* BEGIN *
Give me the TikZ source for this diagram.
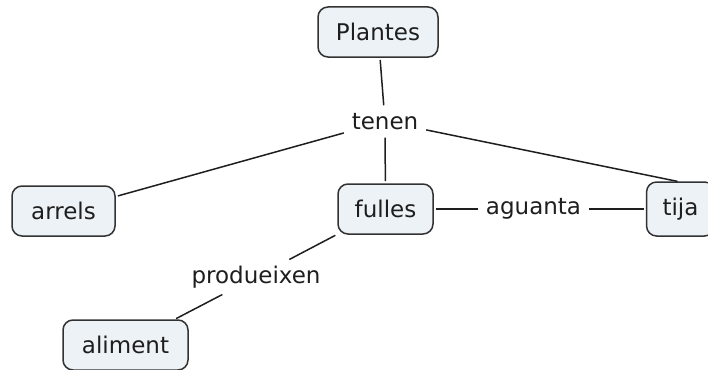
\documentclass[tikz,border=0pt]{standalone}
\usepackage{fontspec}
\setmainfont{DejaVu Sans}
\definecolor{conceptfill}{RGB}{237,242,246}
\definecolor{conceptdraw}{RGB}{50,50,50}
\definecolor{textgray}{RGB}{30,30,30}
\begin{document}
\begin{tikzpicture}[x=1pt, y=-1pt, outer sep=0pt, font=\fontsize{23}{27}\selectfont, text=textgray]
  \tikzstyle{concept}=[
    draw=conceptdraw,
    rectangle,
    rounded corners=10pt,
    minimum height=50pt,
    inner xsep=16pt,
    fill=conceptfill,
    anchor=center,
    line width=1.5pt
  ]
  \tikzstyle{link}=[inner sep=5pt, anchor=center]
  \tikzstyle{line} = [line width=1.5pt, draw=textgray, shorten <=3pt, shorten >=3pt]

  \useasboundingbox (0,0) rectangle (708,369);

  \node[concept, minimum width=120pt] (plantes) at (378,32) {Plantes};
  \node[link] (tenen) at (385,121.5) {tenen};
  \draw[line] (plantes) -- (tenen);

  \node[concept, minimum width=103pt] (arrels) at (63.5,211) {arrels};
  \node[concept, minimum width=95pt] (fulles) at (385.5,209) {fulles};
  \node[concept, minimum width=66pt, minimum height=54pt] (tija) at (680.5,209) {tija};
  \draw[line] (tenen) -- (arrels);
  \draw[line] (tenen) -- (fulles);
  \draw[line] (tenen) -- (tija.north);

  \node[link] (aguanta) at (533.5,209) {aguanta};
  \draw[line] (fulles) -- (aguanta);
  \draw[line] (aguanta) -- (tija);

  \node[link] (produeixen) at (256,277) {produeixen};
  \node[concept, minimum width=125pt] (aliment) at (125.5,345) {aliment};
  \draw[line] (fulles) -- (produeixen);
  \draw[line] (produeixen) -- (aliment);
\end{tikzpicture}
\end{document}
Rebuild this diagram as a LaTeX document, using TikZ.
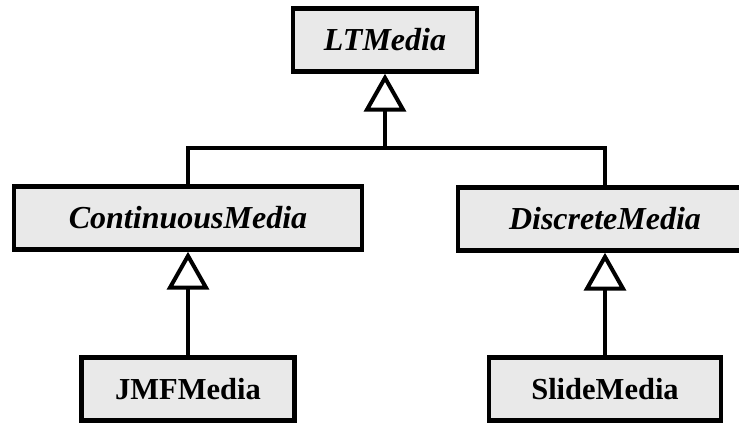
\documentclass[tikz,border=0pt]{standalone}
\usepackage{fontspec}
\setmainfont{Liberation Serif}
\usetikzlibrary{arrows.meta}
\definecolor{boxfill}{HTML}{E9E9E9}
\tikzset{
  cls/.style={draw=black, fill=boxfill, line width=4.5pt, inner sep=0pt,
    font=\fontsize{30.5}{36}\selectfont\bfseries, minimum height=63pt},
  abs/.style={cls, font=\fontsize{32}{38}\selectfont\bfseries\itshape},
  link/.style={line width=4pt},
  inh/.style={link, -{Triangle[open, length=38pt, width=42pt, line width=4pt]}}
}
\begin{document}
\begin{tikzpicture}[x=1pt,y=1pt]
\useasboundingbox (0,0) rectangle (739,423);
\clip (0,0) rectangle (739,423);
\node[abs, minimum width=184pt] (lt) at (385,383) {LTMedia};
\node[abs, minimum width=348pt] (cm) at (188,205) {ContinuousMedia};
\node[abs, minimum width=294pt] (dm) at (605,204) {DiscreteMedia};
\node[cls, minimum width=213pt] (jmf) at (188,34) {JMFMedia};
\node[cls, minimum width=232pt] (sl) at (605,34) {SlideMedia};
\coordinate (j) at (385,275);
\draw[inh] (j) -- (lt.south);
\draw[link] (cm.north) |- (j) -| (dm.north);
\draw[inh] (jmf.north) -- (cm.south);
\draw[inh] (sl.north) -- (dm.south);
\end{tikzpicture}
\end{document}
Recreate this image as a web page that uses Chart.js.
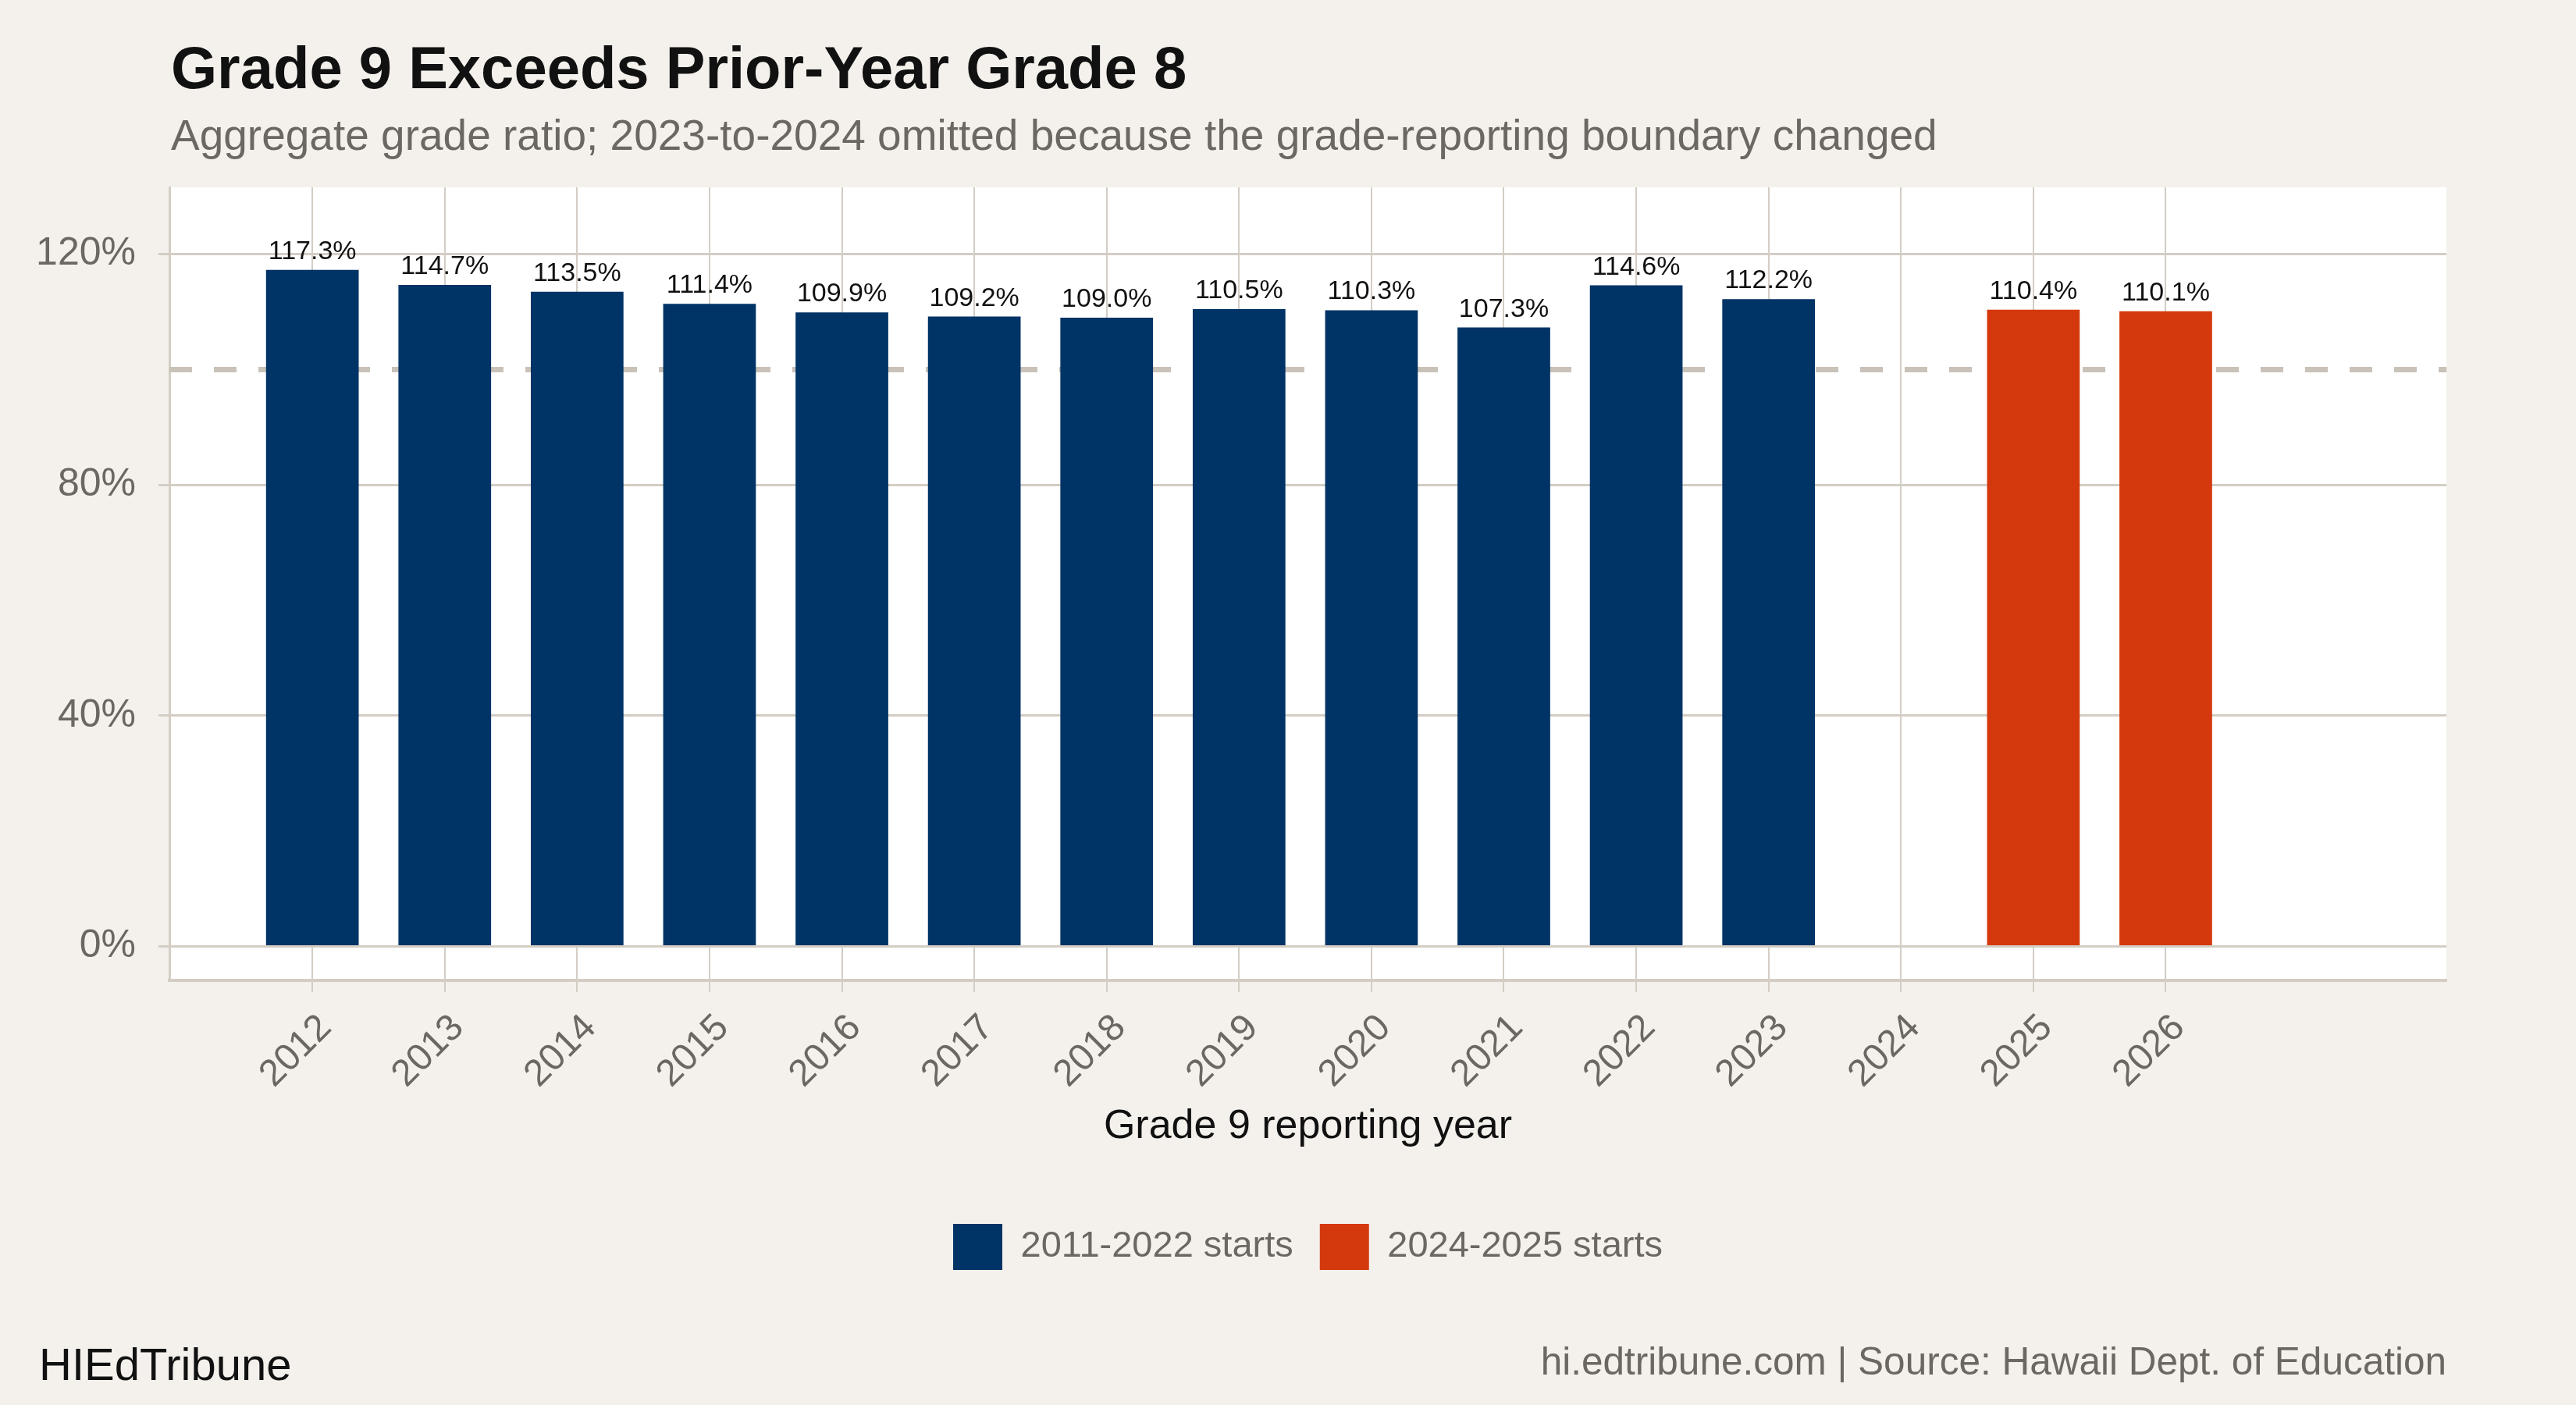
* END *
**Aim**:
Scan the data for the word "diagram" and copy every line where it shows up.

**Response for this exercise**:
Give me the TikZ source for this diagram.
Rebuild this diagram as a LaTeX document, using TikZ.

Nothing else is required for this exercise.